Thanks to D. Wilson for the reference to A. Durant's forthcoming book.
>I wanted to draw attention to [...]
>Meaning in the Media: Discourse,
>Controversy and Debate (OUP [...]
Cambridge. T. Wharton's press, that is. Recall his "Pragmatics and
non-verbal communication". Deidre is enthusiastic since as a reader of other work
in the area she confesses to
>generally [having] been disappointed [inter alia] by [...]
>the lack of theoretical sophistication
>on the semantics-pragmatics end.
And it seems Durant, who teaches at Middlesex, may be non-derogatorily
characterised as a "Gricean all [sic] sorts", where I use 'all sorts', not
"_of_ sorts", as in Liquorice. Alas 'philosophers' seem to be the only
creatures C. U. P. suggests this book is not meant for!
>By contrast, I was quite ignorant about legal issues
>connected with defamation [...]
And I see D. Wilson has an amazon.com blurb promoting the book. Alas,
philosophers are all too aware of defamation, since Hobbes reviewed the work of
a colleague, "That's not_ philosophy; it's Aristotelity".
>[or] what intuitive pragmatic principles are
>brought into play by lawyers in such disputes.

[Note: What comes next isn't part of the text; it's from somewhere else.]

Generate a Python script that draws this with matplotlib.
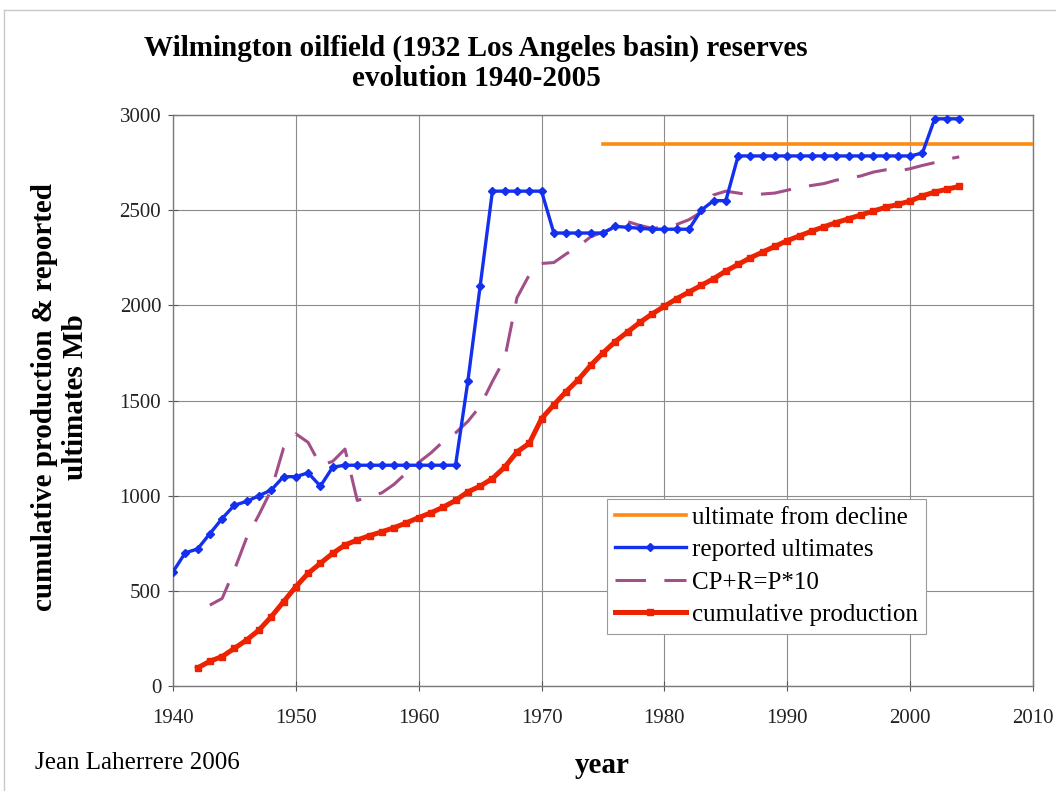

Exactly, and one problem with Durant is that his _next_ edition will have
to include a bit about the 'forthright negotiator principle' brought up by
N. Allott. (Cfr. my previous post on this thread on what the Delaware court
may possibly mean, to a Gricean, by 'subjective' understanding -- his
recherche example of Grice meaning that his colleague little daughter is to help
herself with a piece of cake by Grice's uttering, "Voila le chien. Il est
beau").
Lawyers are ever inventing and I enjoyed Nathan's comment on the trial
cited by S. Neale -- the greatest English-born living Gricean philosopher) in
his "Location" essay for the Perry festschrift where he refers to D. Wilson
drumming 'underdetrminacy' upon him at tutorials (Vide "U" for
'undeterminacy' in "A Dictionary of Grice" -- apres Atlas. I take it from Nathan that
if you use a firearm as paperweight the teleo-function is undermined even
if the implicature not cancelled!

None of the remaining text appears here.